Tuesday, March 10, 2009

The Tenacity Interviews - Rachelle Burk

Rachelle Burk has a critique service for new children's writers. www.Rachelleburk.com. She loves it! She's even an official critiquer of teenage writers at an annual Teen Arts Festival in northern NJ. Rachelle loves teaching the art of writing! She has a pack of 25 poem and essay manuscripts in front of her right now and says, "Some of these 13 year olds really have talent!"
Her book, Tree House in a Storm will debut in April or May.

1) What do you write?

Mostly I do picture book or magazine stories, both fiction and nonfiction, for ages 5-10. I’ve also written a couple of chapter books for the early grades, and a bit of poetry. Currently I’m working on a picture book biography which I’m finding pretty challenging.

2) What were the top three obstacles you encountered on the road to being published?

One is external, the other internal. The children’s publishing market is very difficult to crack. Competition is huge, and fewer and fewer publishers accept unsolicited manuscripts. One way to get to the closed publishing houses has been to attend conferences. Editors who speak at these conferences will accept unsolicited manuscripts for awhile from conference attendees. Otherwise, there’s little we writers can do about this obstacle accept seek an agent, which is nearly as difficult as finding a publisher.

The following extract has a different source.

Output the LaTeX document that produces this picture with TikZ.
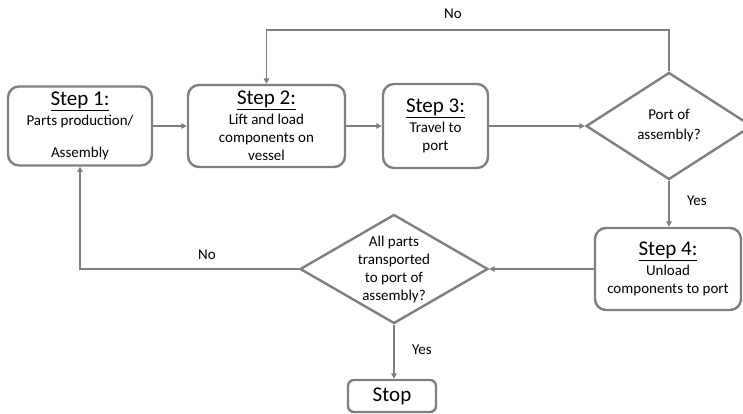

The other obstacle was my initial determination not to “settle” for anything less than a book contract. So, as I received rejection after rejection from book publishers, I had no credits to my name, and began to wonder if I had any talent. Eventually, I began submitting to magazines. I racked up some publishing credits and a great deal of confidence. In January, I had a story in Highlights and was named their “Author of the Month.” That was exciting, and I was at a place where I really needed the confidence boost.

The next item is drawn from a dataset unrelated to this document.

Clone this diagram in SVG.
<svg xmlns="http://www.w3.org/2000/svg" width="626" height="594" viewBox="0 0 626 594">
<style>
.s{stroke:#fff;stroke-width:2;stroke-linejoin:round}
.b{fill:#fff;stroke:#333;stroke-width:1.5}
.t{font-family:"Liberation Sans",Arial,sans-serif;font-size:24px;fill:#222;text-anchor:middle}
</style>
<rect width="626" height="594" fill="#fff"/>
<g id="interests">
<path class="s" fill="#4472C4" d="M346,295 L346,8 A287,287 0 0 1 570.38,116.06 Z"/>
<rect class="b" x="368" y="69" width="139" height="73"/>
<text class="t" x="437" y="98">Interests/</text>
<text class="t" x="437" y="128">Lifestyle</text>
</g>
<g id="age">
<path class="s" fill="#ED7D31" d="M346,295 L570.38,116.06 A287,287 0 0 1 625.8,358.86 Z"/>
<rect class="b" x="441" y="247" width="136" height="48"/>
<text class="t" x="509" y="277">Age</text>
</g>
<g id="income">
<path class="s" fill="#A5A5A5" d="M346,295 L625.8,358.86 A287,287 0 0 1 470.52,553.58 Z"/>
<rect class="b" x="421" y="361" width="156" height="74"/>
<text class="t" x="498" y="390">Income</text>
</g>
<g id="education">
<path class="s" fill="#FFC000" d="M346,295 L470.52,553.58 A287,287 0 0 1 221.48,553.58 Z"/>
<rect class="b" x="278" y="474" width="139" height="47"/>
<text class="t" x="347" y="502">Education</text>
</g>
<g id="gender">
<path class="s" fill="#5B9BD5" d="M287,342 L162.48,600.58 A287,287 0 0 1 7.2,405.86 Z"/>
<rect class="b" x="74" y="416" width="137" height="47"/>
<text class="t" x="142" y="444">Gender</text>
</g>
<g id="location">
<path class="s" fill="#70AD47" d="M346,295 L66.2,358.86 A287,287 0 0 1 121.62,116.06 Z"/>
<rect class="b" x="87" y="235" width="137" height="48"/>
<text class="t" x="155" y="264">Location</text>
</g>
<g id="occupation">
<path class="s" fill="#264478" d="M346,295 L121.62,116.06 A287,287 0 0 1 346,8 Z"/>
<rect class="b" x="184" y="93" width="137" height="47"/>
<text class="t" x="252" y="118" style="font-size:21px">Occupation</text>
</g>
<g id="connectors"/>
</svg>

3) How many rejections did you receive before the “yes” came? Do you still receive rejections sometimes?

I received dozens of rejections from book publishers before I sold my first stories to Highlights. I actually received two acceptances in two days from them. A few months later, they bought a third—this time it was my first nonfiction sale.

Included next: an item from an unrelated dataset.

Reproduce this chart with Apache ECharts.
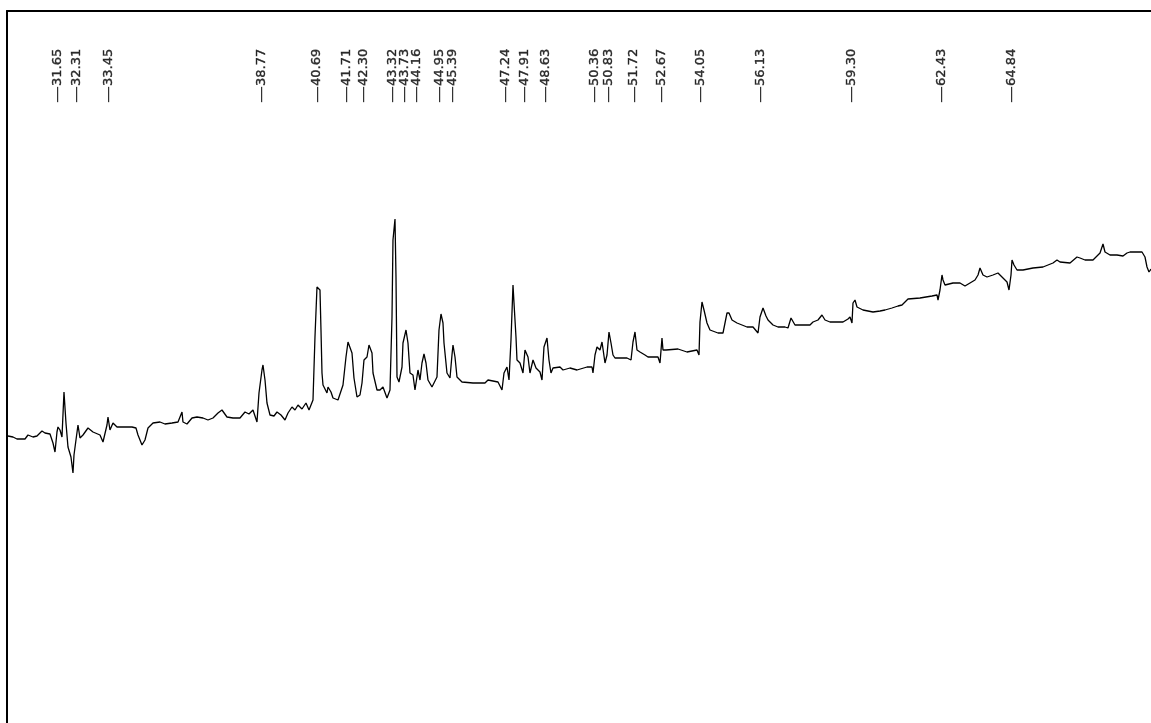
<!DOCTYPE html>
<html>
<head>
<meta charset="utf-8">
<script src="https://cdn.jsdelivr.net/npm/echarts@6/dist/echarts.min.js"></script>
<style>
html,body{margin:0;padding:0;background:#fff;}
#chart{width:1151px;height:723px;}
</style>
</head>
<body>
<div id="chart"></div>
<script>
// Retention times (min) of the trace points
var retentionTimes = [
29.934,30.108,30.248,30.526,30.630,30.804,30.943,31.117,31.222,31.396,
31.500,31.570,31.639,31.674,31.744,31.813,31.883,31.952,32.022,32.126,
32.196,32.231,32.300,32.370,32.440,32.544,32.718,32.892,33.136,33.240,
33.379,33.414,33.483,33.588,33.727,34.249,34.388,34.458,34.597,34.701,
34.806,34.980,35.223,35.397,35.641,35.850,35.989,36.023,36.163,36.337,
36.511,36.719,36.893,37.067,37.241,37.380,37.554,37.763,38.007,38.181,
38.320,38.459,38.598,38.668,38.772,38.807,38.877,38.946,39.051,39.190,
39.294,39.433,39.573,39.677,39.816,39.921,40.025,40.164,40.303,40.408,
40.547,40.616,40.686,40.790,40.825,40.860,40.895,41.034,41.069,41.173,
41.243,41.417,41.591,41.695,41.765,41.834,41.904,41.973,42.078,42.182,
42.252,42.321,42.426,42.495,42.600,42.635,42.774,42.878,42.982,43.122,
43.226,43.296,43.330,43.400,43.435,43.470,43.539,43.644,43.678,43.783,
43.852,43.922,44.026,44.096,44.200,44.270,44.339,44.409,44.479,44.548,
44.687,44.861,44.931,45.001,45.070,45.105,45.209,45.314,45.383,45.418,
45.488,45.557,45.731,46.114,46.532,46.636,46.984,47.123,47.193,47.297,
47.367,47.436,47.506,47.541,47.610,47.645,47.749,47.854,47.923,48.028,
48.097,48.202,48.306,48.445,48.515,48.584,48.689,48.758,48.828,48.898,
49.141,49.246,49.489,49.733,50.081,50.255,50.289,50.359,50.429,50.533,
50.603,50.707,50.777,50.846,50.916,50.985,51.055,51.472,51.612,51.681,
51.751,51.820,51.925,52.099,52.203,52.551,52.621,52.690,52.725,52.829,
53.247,53.560,53.908,53.978,54.012,54.082,54.152,54.256,54.360,54.639,
54.813,54.952,55.022,55.126,55.300,55.648,55.857,56.031,56.100,56.205,
56.309,56.379,56.553,56.727,56.970,57.074,57.179,57.248,57.318,57.840,
57.944,58.118,58.257,58.362,58.536,58.988,59.162,59.232,59.301,59.336,
59.406,59.475,59.684,60.032,60.276,60.450,60.693,60.902,61.041,61.250,
61.667,62.085,62.259,62.294,62.363,62.433,62.468,62.537,62.816,63.059,
63.233,63.407,63.581,63.686,63.755,63.859,63.999,64.207,64.381,64.555,
64.695,64.764,64.834,64.869,64.938,65.043,65.251,65.599,65.947,66.295,
66.434,66.539,66.887,67.130,67.235,67.409,67.687,67.931,68.035,68.104,
68.278,68.522,68.731,68.870,68.974,69.392,69.496,69.566,69.635,69.705
];
// Detector response (arbitrary units) at each retention time
var intensities = [
297,296,294,294,298,296,297,302,300,299,
290,281,301,306,303,296,341,310,286,276,
260,278,293,308,295,298,305,301,298,291,
308,316,303,310,306,306,305,298,288,293,
305,310,311,309,310,311,321,311,309,315,
316,315,313,315,320,323,316,315,315,321,
319,323,311,340,363,368,353,330,318,317,
321,318,313,320,326,323,328,324,330,323,
333,396,446,443,403,360,348,340,346,341,
335,333,348,376,391,393,380,355,336,338,
350,373,376,388,380,360,343,343,346,335,
343,416,493,514,456,356,351,366,390,403,
390,360,358,343,363,353,370,379,370,353,
346,356,403,419,410,390,360,355,378,388,
376,356,351,350,350,353,351,343,360,366,
353,393,448,430,396,373,370,360,383,376,
360,373,365,361,353,386,395,373,360,365,
366,363,365,363,366,366,360,378,386,383,
391,370,378,401,390,378,375,375,373,391,
401,383,381,378,376,376,370,395,383,383,
384,381,383,378,411,431,423,410,403,400,
400,420,420,413,410,406,406,400,416,425,
417,413,408,406,406,405,415,416,408,408,
411,413,418,413,411,411,414,416,410,430,
433,426,423,421,422,423,425,427,428,434,
435,437,438,433,443,458,453,448,450,450,
447,450,453,458,465,458,456,458,460,455,
451,443,458,473,468,463,463,465,466,470,
473,471,470,476,475,473,473,480,489,481,
478,478,477,480,481,481,476,466,461,464
];
// Peak label retention times
var peakTimes = [31.65,32.31,33.45,38.77,40.69,41.71,42.30,43.32,43.73,44.16,44.95,45.39,
                 47.24,47.91,48.63,50.36,50.83,51.72,52.67,54.05,56.13,59.30,62.43,64.84];
var peakLabelLevel = 630;

var traceData = retentionTimes.map(function(t,i){return [t, intensities[i]];});
var labelData = peakTimes.map(function(t){return [t, peakLabelLevel];});

var chart = echarts.init(document.getElementById('chart'), null, {renderer:'canvas'});
chart.setOption({
  animation:false,
  backgroundColor:'#ffffff',
  grid:{left:7, top:11, right:0, bottom:0, show:false},
  xAxis:{type:'value', min:29.9, max:69.705, position:'top',
    axisLine:{show:true, onZero:false, lineStyle:{color:'#000', width:2}},
    axisTick:{show:false}, axisLabel:{show:false}, splitLine:{show:false}},
  yAxis:{type:'value', min:10, max:722, position:'left',
    axisLine:{show:true, onZero:false, lineStyle:{color:'#000', width:2}},
    axisTick:{show:false}, axisLabel:{show:false}, splitLine:{show:false}},
  series:[
    {type:'line', data:traceData, showSymbol:false, symbol:'none', silent:true,
     lineStyle:{color:'#000', width:1.3}, clip:true},
    {type:'scatter', data:labelData, symbolSize:0.1, silent:true, clip:false,
     itemStyle:{color:'rgba(0,0,0,0)'},
     label:{show:true, position:'inside', rotate:90, align:'left', verticalAlign:'middle',
       formatter:function(p){return '{d|\u2014}{n|' + p.value[0].toFixed(2) + '}';},
       rich:{
         d:{fontSize:17, fontFamily:'DejaVu Sans', color:'#000'},
         n:{fontSize:13, fontFamily:'DejaVu Sans', color:'#000', textBorderColor:'#000', textBorderWidth:0.4}
       }}
    }
  ]
});
</script>
</body>
</html>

My picture book contract is another story. It received 23 rejections before it found the right home. I felt strongly that it would be accepted, so I never gave up. It is due out this spring, probably in May.

4) Tell us about your first sale.

I owe a lot to my talented critique groups. I also am very grateful to the two editors whose rejection letters provided me with specific feedback rather than the usual form letters. This is a very rare thing. I actually wrote one of them a note after I received my book contract. I wanted to thank her for having made the effort to provide feedback, without which I may not have landed the eventual sale.

I was alone at home when I got the call. Although I was composed on the phone,, as soon as I hung I ran screaming through the empty house. It’s a moment I’ll never forget.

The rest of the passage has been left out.